Which brings us to Exhibit B. Arrival (2016) is an alien movie. The heart of the story, however, are not its extraterrestrial visitors, who have showed up on earth in twelve pod-like vessels at different and seemingly random locations. The heart of Arrival is Louise (played by Amy Adams), the expert linguist who has been recruited to attempt communication with them.

What follows is a visually arresting journey towards understanding with these alien beings (dubbed heptapods). Amid pressures to find out who the heptapods are, and whether their purpose on earth is for good or ill, Louise embraces the challenge of interpreting— and eventually absorbing— the heptapod language. To delve much deeper into the themes of the film would be impossible without spoiling its surprises for those who have yet to see it. Suffice to say, much centers on language, communication, and the ways we as mortal beings perceive what those things even are.

The light catches for Louise, as it did for Helen. And it kind of catches for the viewer, too.


I first viewed Arrival at the beginning of 2019, even offering a bite-sized review here at the blog. I knew then that it had been an exceptional film, but that it hadn’t quite sunk in. Confronted with everything the opposite of the stereotypical alien invasion flick, I was taken off guard. Instead of action and suspense, Arrival is all subtlety and patience. Where most movies of its genre appeal with special effects and high stakes, Arrival impresses with its strong narrative and thoughtfulness. Here, I knew, was a film that demands a repeat viewing.

As luck would have it, I picked Arrival up at the library for a second time just days after having experienced The Miracle Worker.

A long time ago, I was watching The Devil Wears Prada with my brother. Halfway through its run-time, he remarked, “This movie is exactly like Rookie of the Year”. It was an odd, though not inaccurate, observation. I laughed at it. And as I sat contemplating Arrival for the second time, I couldn’t help noticing… “Hey, this is just like The Miracle Worker!” Even with such obvious external differences, the similarities between the two movies were impossible to miss.

The revelation was stimulating. Unlike in my brother’s case way back when, the similarities here were not drawn from over-used Hollywood plot-lines. No, in the case of Arrival and The Miracle Worker, I found instead a shared reverence for patience and perseverance…. two fascinating examinations of language, and the way we understand it.

I leave you with these two snippets that reveal a lot about the journey without spoiling the destination. Helen Keller and the heptapods have a lot to teach us. Viewers who share my affinity for quality film-making and such rich themes will be as happy as I was to learn.

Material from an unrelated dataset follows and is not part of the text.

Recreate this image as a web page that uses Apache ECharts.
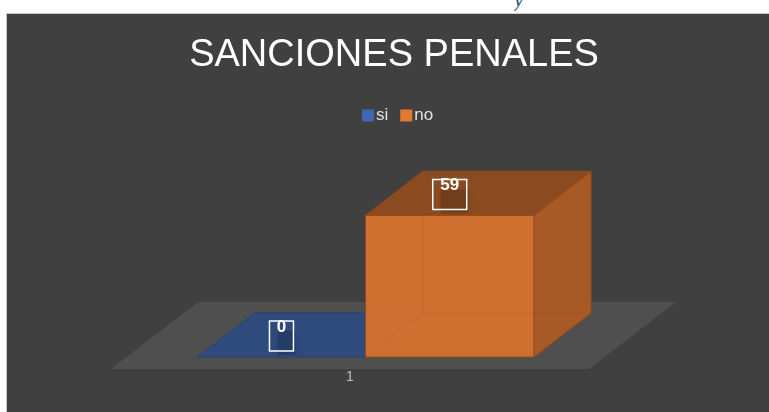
<!DOCTYPE html>
<html>
<head>
<meta charset="utf-8">
<script src="https://cdn.jsdelivr.net/npm/echarts@6/dist/echarts.min.js"></script>
<style>
  html, body { margin: 0; padding: 0; background: #fff; }
  #page { position: relative; width: 769px; height: 412px; overflow: hidden; }
  #cut { position: absolute; left: 514px; top: 0; height: 13px; overflow: hidden; }
  #cut span { display: block; margin-top: -14px; font: italic 22px "Liberation Serif", serif; color: #2f4a7c; }
  #chart_main { position: absolute; left: 6px; top: 13px; width: 763px; height: 399px;
    background: #404040; border-top: 1px solid #c9c9c9; border-left: 1px solid #c9c9c9; box-sizing: border-box; }
</style>
</head>
<body>
<div id="page">
  <div id="cut"><span>y</span></div>
  <div id="chart_main"></div>
</div>
<script type="text/javascript">
// data
var categories = ['1'];
var seriesNames = ['si', 'no'];
var siValues = [0];
var noValues = [59];

var chartTitle = 'SANCIONES PENALES';

// 3d look: x shift per pixel of depth, floor and bar depth
var K = 1.3;
var FLOOR_DEPTH = 67;
var BAR_FRONT = 12;
var BAR_BACK = 56;
var BAR_W = 0.352; // share of band

var faceColors = [
  { front: '#35558f', top: '#2f4a7c', side: '#27406c', edge: '#2a4272', legend: '#3f66b0' },
  { front: '#d4722f', top: '#8b4b21', side: '#a75a25', edge: '#9a4a18', legend: '#e07a2e' }
];

function pt(x, y, d) { return [x + d * K, y - d]; }

function renderFloor(params, api) {
  var base = api.coord([api.value(0), 0]);
  var band = api.size([1, 0])[0];
  var l = base[0] - band / 2, r = base[0] + band / 2, y = base[1];
  return {
    type: 'polygon',
    shape: { points: [pt(l, y, 0), pt(r, y, 0), pt(r, y, FLOOR_DEPTH), pt(l, y, FLOOR_DEPTH)] },
    style: { fill: '#4f4f4f' },
    silent: true
  };
}

function renderBox(params, api) {
  var s = params.seriesIndex - 1;
  var col = faceColors[s];
  var cat = api.value(0), v = api.value(1);
  var base = api.coord([cat, 0]);
  var top = api.coord([cat, v]);
  var band = api.size([1, 0])[0];
  var w = band * BAR_W;
  var x0 = base[0] + (s === 0 ? -w : 0), x1 = x0 + w;
  var yb = base[1], yt = top[1];
  var kids = [];
  var f = BAR_FRONT, b = BAR_BACK;
  var tall = yb - yt > 0.5;
  if (tall) {
    kids.push({ type: 'polygon', shape: { points: [pt(x1, yb, f), pt(x1, yb, b), pt(x1, yt, b), pt(x1, yt, f)] },
      style: { fill: col.side, stroke: col.edge, lineWidth: 1 } });
  }
  kids.push({ type: 'polygon', shape: { points: [pt(x0, yt, f), pt(x1, yt, f), pt(x1, yt, b), pt(x0, yt, b)] },
    style: { fill: col.top, stroke: col.edge, lineWidth: 1 } });
  if (tall) {
    kids.push({ type: 'polygon', shape: { points: [pt(x0, yb, f), pt(x1, yb, f), pt(x1, yt, f), pt(x0, yt, f)] },
      style: { fill: col.front, stroke: col.edge, lineWidth: 1, opacity: 0.97 } });
    // hidden edges seen through
    kids.push({ type: 'polyline', shape: { points: [pt(x0, yt, b), pt(x0, yb, b), pt(x1, yb, b)] },
      style: { stroke: 'rgba(150,70,20,0.16)', lineWidth: 1, fill: null } });
    kids.push({ type: 'line', shape: { x1: pt(x0, yb, b)[0], y1: pt(x0, yb, b)[1], x2: pt(x0, yb, f)[0], y2: pt(x0, yb, f)[1] },
      style: { stroke: 'rgba(150,70,20,0.16)', lineWidth: 1 } });
  }
  // data label
  var cx = (x0 + x1) / 2 + f * K;
  var cy = yt - f - 21;
  var label = String(v);
  var bw = label.length > 1 ? 34 : 24, bh = 30;
  kids.push({ type: 'rect', shape: { x: cx - bw / 2 + 8, y: cy - bh / 2 + 10, width: bw - 6, height: bh - 6 },
    style: { fill: 'rgba(0,0,0,0.14)', shadowBlur: 8, shadowColor: 'rgba(0,0,0,0.35)' }, silent: true });
  kids.push({ type: 'rect', shape: { x: cx - bw / 2, y: cy - bh / 2, width: bw, height: bh },
    style: { fill: null, stroke: '#ffffff', lineWidth: 1.5 } });
  kids.push({ type: 'text', x: cx, y: cy - bh / 2 + 6,
    style: { text: label, fill: '#ffffff', font: 'bold 17px "Liberation Sans", Arial, sans-serif', align: 'center', verticalAlign: 'middle' } });
  return { type: 'group', children: kids };
}

var myChart = echarts.init(document.getElementById('chart_main'));
var option = {
  animation: false,
  title: {
    text: chartTitle, left: 382, top: 18, textAlign: 'center',
    textStyle: { color: '#ffffff', fontSize: 38, fontWeight: 'normal', fontFamily: '"Liberation Sans", Arial, sans-serif' }
  },
  legend: {
    data: seriesNames, top: 88, left: 350, itemWidth: 12, itemHeight: 12, itemGap: 12,
    icon: 'rect',
    textStyle: { color: '#e0e0e0', fontSize: 17, fontFamily: '"Liberation Sans", Arial, sans-serif', padding: [0, 0, 4, -3] }
  },
  grid: { left: 104, right: 180, top: 187, bottom: 43 },
  xAxis: {
    type: 'category', data: categories,
    axisLine: { show: false }, axisTick: { show: false }, splitLine: { show: false },
    axisLabel: { color: '#bfbfbf', fontSize: 14, margin: 1, fontFamily: '"Liberation Sans", Arial, sans-serif' }
  },
  yAxis: { type: 'value', min: 0, max: 70, show: false, splitLine: { show: false } },
  series: [
    { name: 'floor', type: 'custom', renderItem: renderFloor, data: [[0, 0]], z: 1, silent: true },
    { name: seriesNames[0], type: 'custom', renderItem: renderBox, itemStyle: { color: faceColors[0].legend, borderColor: '#2a4272' },
      data: siValues.map(function (v, i) { return [i, v]; }), z: 2 },
    { name: seriesNames[1], type: 'custom', renderItem: renderBox, itemStyle: { color: faceColors[1].legend, borderColor: '#9a4a18' },
      data: noValues.map(function (v, i) { return [i, v]; }), z: 3 }
  ]
};
myChart.setOption(option);
</script>
</body>
</html>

2 thoughts on “Helen Keller Vs. The Aliens: How Two Very Different Films Tell A Similar Story

  1. That was fun to read! I prefer well-thought-out movies that develop rather than blast through their intended story. Well, I also enjoy some explosions and wise cracks sometimes, too.
    I’ve enjoyed Keller’s autobiography and I’ll have to go look for the 1962 film version of her life. Have you seen the more recent version, perhaps 1990s? I was impressed by that one as well.
    As for the treatment of language, character development, and other comparisons between the Keller movie and Arrival, you made great points. The way minds opened and perceptions changed…both stories handled that with grace and expected a certain amount from viewers rather than just relying on tropes.
    I have to ask you a question about Arrival: have you noticed it has muted colors and a kind of subdued mood to it? I hadn’t noticed until we watched Hidden Figures a week after watching Arrival. Hidden Figures had bright lighting and crisp colors and a sense of hope to it. My two grown daughters right then and there loved Hidden Figures and rejected Arrival. They argued that the mood and so on was a bit depressing in Arrival. I’ve been asking people who like Arrival if they have noticed the same thing? What do you think about this? Why was it used? I’m going to go watch it again just to see for myself again.

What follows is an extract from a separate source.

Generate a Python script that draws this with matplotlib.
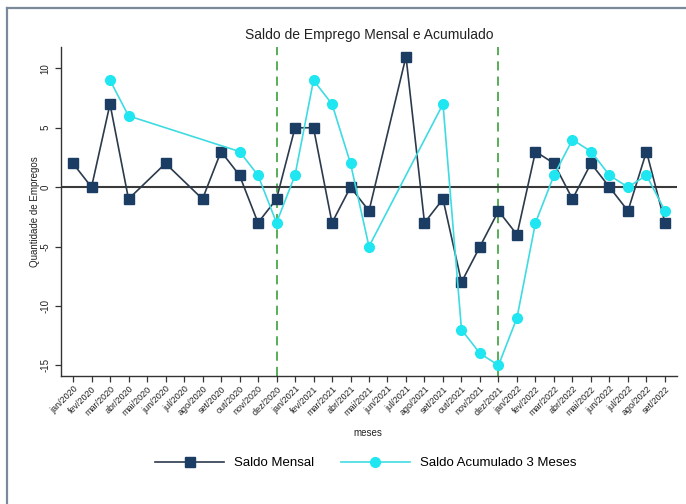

    1. I do remember seeing a more recent Helen Keller bio-film, but it was quite a while ago. I might have to revisit it to find out how it compares to the excellent original!
      That’s a great question. Lately, I’ve found myself growing more interested in the art of film, and thinking about aspects such as color, lighting, camera angles, etc., Unfortunately, I haven’t delved into actually learning about them yet, so I don’t have a brilliant analysis on Arrival’s color schemes at the ready. And I hadn’t given them much consideration before today.
      The palettes definitely are muted throughout most of the film. My first thought was that this was a natural choice for the filmmakers, given that Arrival is a more understated kind of film. I can’t really picture what it would look like if it had been made with more bright and vibrant colors. Sometimes, color can even distract the viewer from the story. I can’t for the life of me remember what it was now, but I saw a movie very recently that had this effect on me. It’d been given that over-saturated look, and it ruined me for whatever else was going on.
      The other thing that occurred to me was that (if memory isn’t playing me false), there are a very few scenes in Arrival that contrast with its colorless majority. These are scenes in which we are diverted from the main timeline. There are one or two showing Louise and her daughter, which I feel like were more colorful. I also want to say that the scene where she meets the Chinese general, later in the movie, was given warmer tones. This makes for an interesting contrast.
      I suppose the colors do give off a sort of depressing vibe, but for some reason, nothing about Arrival was depressing to me. I just found it fascinating! When I need a bit of color, I can always go to Wes Anderson, or Pixar. 🙂
      I don’t really know what any of it means, but it’s been quite interesting to think about (and I expect the thoughts will continue). So thanks again for asking!